Samji promised to provide answers — but not yet.
She claimed she was a "pawn" for five other people. And she was worried about what they might do to her.
"I'm so scared that somebody might just pounce on me," she said. "If anything happens, they'll finish me off."
The 2nd interview: Oct. 16, 2013
A very different Rashida Samji showed up at the BCSC almost two years later.
She had a lawyer with her this time, and he objected to almost every question on the "ground the answer might tend to incriminate my client."
Still, Samji spoke. And almost immediately, investigators cut to the chase.
"Did you tell investors their money would never leave your trust account?
"Yes, I did."
"And that wasn't the case, was it?"
"No, it wasn't."
The BCSC says 200 people were defrauded in the $110-million Ponzi scheme. Last month, the commission fined Samji $33 million. She still faces 28 criminal charges of fraud and theft.
Victims thought they were investing in South African wineries. In reality, they were just paying each other.
The scheme began, Samji claimed, with a call for help.
'He used to call me The Magic Lady'
Zulfikar Nazarali Chatur died in Richmond, B.C., on Nov. 17, 2012, leaving questions about his relationship with Samji forever unanswered.
Samji said she knew Chatur as a man who could get his hands on cash in hurry. That was a service she claimed she needed in 2002.

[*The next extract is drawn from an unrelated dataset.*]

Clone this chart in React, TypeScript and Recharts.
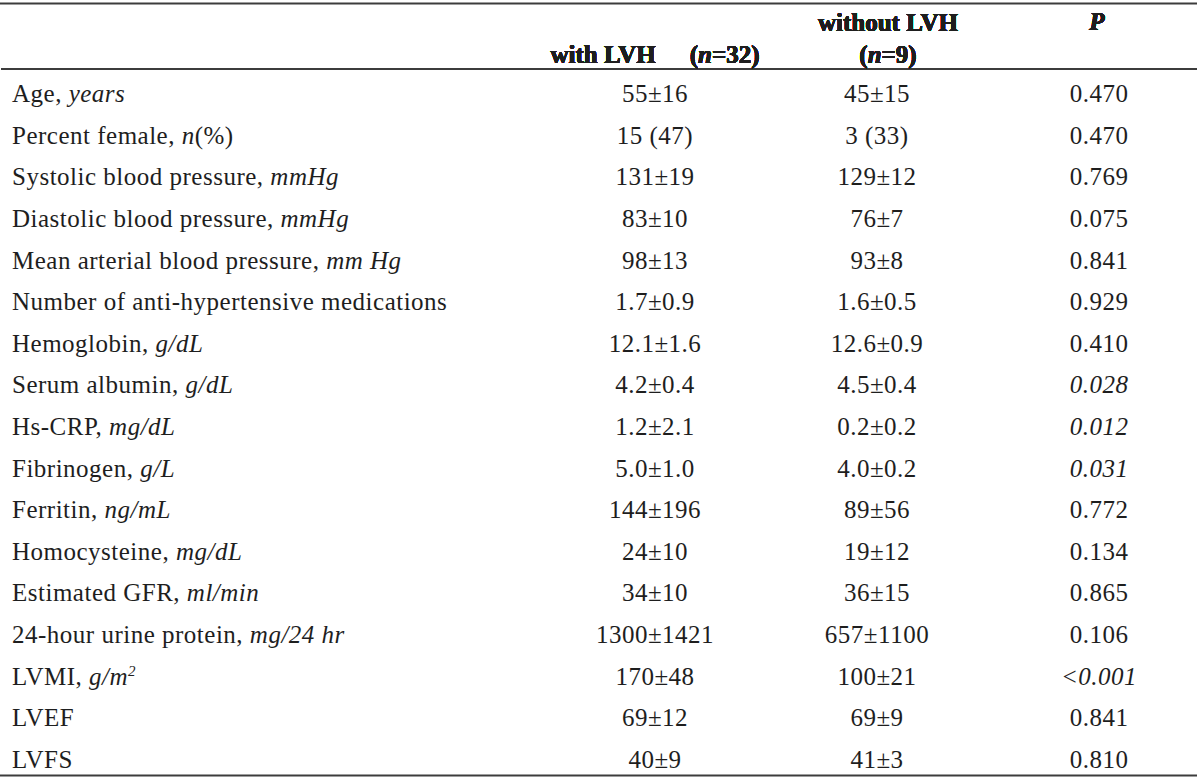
import React from "react";
import { ScatterChart, Scatter, XAxis, YAxis } from "recharts";

const rowNames = [
  "Age",
  "Percent female",
  "Systolic blood pressure",
  "Diastolic blood pressure",
  "Mean arterial blood pressure",
  "Number of anti-hypertensive medications",
  "Hemoglobin",
  "Serum albumin",
  "Hs-CRP",
  "Fibrinogen",
  "Ferritin",
  "Homocysteine",
  "Estimated GFR",
  "24-hour urine protein",
  "LVMI",
  "LVEF",
  "LVFS",
];

// "^" marks a superscript, "(" starts a roman tail
const rowUnits = [
  "years", "n(%)", "mmHg", "mmHg", "mm Hg", "", "g/dL", "g/dL", "mg/dL",
  "g/L", "ng/mL", "mg/dL", "ml/min", "mg/24 hr", "g/m^2", "", "",
];

const withLVH = [
  "55±16", "15 (47)", "131±19", "83±10", "98±13", "1.7±0.9", "12.1±1.6",
  "4.2±0.4", "1.2±2.1", "5.0±1.0", "144±196", "24±10", "34±10",
  "1300±1421", "170±48", "69±12", "40±9",
];

const withoutLVH = [
  "45±15", "3 (33)", "129±12", "76±7", "93±8", "1.6±0.5", "12.6±0.9",
  "4.5±0.4", "0.2±0.2", "4.0±0.2", "89±56", "19±12", "36±15",
  "657±1100", "100±21", "69±9", "41±3",
];

const pValues = [
  "0.470", "0.470", "0.769", "0.075", "0.841", "0.929", "0.410", "0.028",
  "0.012", "0.031", "0.772", "0.134", "0.865", "0.106", "<0.001", "0.841",
  "0.810",
];

const FONT = "'Liberation Serif', 'Times New Roman', serif";
const INK = "#1e1e1e";
const RULE = "#3c3c3c";
const SIZE = 25;
const SPACING = 0.5;

const toPoints = (col: string, values: string[]) =>
  rowNames.map((row, i) => ({ row, col, text: values[i] }));

const isSignificant = (p: string) => p.startsWith("<") || parseFloat(p) < 0.05;

const CellText = (props: any) => {
  const { cx, cy, payload } = props;
  const italic = payload.col === "p" && isSignificant(payload.text);
  return (
    <text
      x={cx}
      y={cy}
      dy="0.33em"
      textAnchor="middle"
      fontFamily={FONT}
      fontSize={SIZE}
      letterSpacing={SPACING}
      fontStyle={italic ? "italic" : "normal"}
      fill={INK}
    >
      {payload.text}
    </text>
  );
};

const RowLabel = (props: any) => {
  const { y, payload } = props;
  const i = rowNames.indexOf(payload.value);
  const unit = rowUnits[i] || "";
  let main = unit;
  let tail = "";
  let sup = "";
  if (unit.includes("(")) {
    main = unit.slice(0, unit.indexOf("("));
    tail = unit.slice(unit.indexOf("("));
  }
  if (main.includes("^")) {
    [main, sup] = main.split("^");
  }
  return (
    <text
      x={12}
      y={y}
      dy="0.33em"
      fontFamily={FONT}
      fontSize={SIZE}
      letterSpacing={SPACING}
      fill={INK}
      textAnchor="start"
    >
      {payload.value}
      {unit ? ", " : ""}
      {main && <tspan fontStyle="italic">{main}</tspan>}
      {sup && (
        <tspan fontStyle="italic" fontSize={15} dy={-9}>
          {sup}
        </tspan>
      )}
      {tail && <tspan>{tail}</tspan>}
    </text>
  );
};

const Header = (props: any) => {
  const { x, payload } = props;
  const base = { fontFamily: FONT, fontSize: SIZE, fontWeight: "bold", fill: INK } as const;
  if (payload.value === "with") {
    return (
      <text x={x} y={62.5} textAnchor="middle" {...base}>
        with LVH
        <tspan dx={34}>(</tspan>
        <tspan fontStyle="italic">n</tspan>=32)
      </text>
    );
  }
  if (payload.value === "without") {
    return (
      <g>
        <text x={x + 11} y={30.5} textAnchor="middle" {...base}>
          without LVH
        </text>
        <text x={x + 11} y={62.5} textAnchor="middle" {...base}>
          (<tspan fontStyle="italic">n</tspan>=9)
        </text>
      </g>
    );
  }
  return (
    <text x={x - 2} y={30} textAnchor="middle" {...base} fontStyle="italic">
      P
    </text>
  );
};

// top and bottom rules of the table
const Rules = (props: any) => {
  const vb = props.viewBox || {};
  const right = (vb.x || 0) + (vb.width || 1197);
  return (
    <g>
      <line x1={0} x2={right} y1={3.5} y2={3.5} stroke={RULE} strokeWidth={1.8} />
      <line x1={0} x2={right} y1={775.5} y2={775.5} stroke={RULE} strokeWidth={1.8} />
    </g>
  );
};

export default function App() {
  return (
    <div style={{ position: "absolute", left: 0, top: 0, background: "#fff" }}>
      <ScatterChart width={1200} height={778} margin={{ top: 0, right: 3, bottom: 2.5, left: 0 }}>
        <XAxis
          dataKey="col"
          type="category"
          scale="point"
          orientation="top"
          height={69}
          allowDuplicatedCategory={false}
          padding={{ left: 654, right: 98 }}
          axisLine={{ stroke: RULE, strokeWidth: 1.8 }}
          tickLine={false}
          tick={<Header />}
          interval={0}
          label={{ content: <Rules /> }}
        />
        <YAxis
          dataKey="row"
          type="category"
          scale="point"
          reversed
          width={1}
          allowDuplicatedCategory={false}
          padding={{ top: 25, bottom: 16 }}
          axisLine={false}
          tickLine={false}
          tick={<RowLabel />}
          interval={0}
        />
        <Scatter data={toPoints("with", withLVH)} shape={<CellText />} isAnimationActive={false} />
        <Scatter data={toPoints("without", withoutLVH)} shape={<CellText />} isAnimationActive={false} />
        <Scatter data={toPoints("p", pValues)} shape={<CellText />} isAnimationActive={false} />
      </ScatterChart>
    </div>
  );
}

Doctors were treating her for breast cancer. Samji claimed she got a call from England — a new client wanted to send a $500,000 bank draft to Canada.
The client asked Samji to keep $100,000 here, as a house down payment. The rest went back to England.
But three weeks later, Samji said, the bank called to say the client's draft was no good. She had already paid the money out of her trust account, and the client had vanished.
"Suddenly, I was short $400,000," she said. "That's when I panicked."
Samji claimed Chatur agreed to cover the money, but he wanted to double his investment.
She told investigators he showed up at hospital, demanding repayment. And then, she claimed, Chatur had an idea.
"He said to me, 'You know, you're in a position where you can get people to bring in money to invest.'"
Over time, she claimed, he also introduced her to potential investors: "He used to call me 'The Magic Lady.'"
Envelopes full of cash
Investors believed their money would stay in trust, providing collateral for international expansion by The Mark Anthony Group, which owns Mission Hill Winery. But that was a lie.
Initial returns reached as high as 35 per cent. Eventually, the amount settled to 12 per cent.
Samji claimed Chatur picked up an envelope containing $20,000 cash each month.
She said cash also went to Arvindbhai Patel, the former Coast Capital financial planner charged with 32 counts of contravening the Securities Act.
In an agreement with the BCSC, he admitted to encouraging friends, family and co-workers to invest $29 million.
"And did you ever calculate how much cash you gave to Mr. Patel?" an investigator asked.
"I don't have an exact amount," Samji said. "But he was the one who was bringing in some of it in cash, so he just took part of it out."
'They were aware of what was going on'
As the second interview wound down, investigators pored over a spreadsheet: money in, money out.
Samji claimed she made about $3 million over 10 years.
There were net winners and net losers. Regular people who lost their life savings, and shrewd investors, including an international banker, who Samji believed turned a blind eye to everything but profit.
"Without it ever being formally said or put into writing, these are people who knew that you couldn't have an investment return of 30 to 40 per cent without something amiss there," she said.
"I say this because they are seasoned people, not uneducated people, and it wouldn't take a rocket scientist to figure some of this out."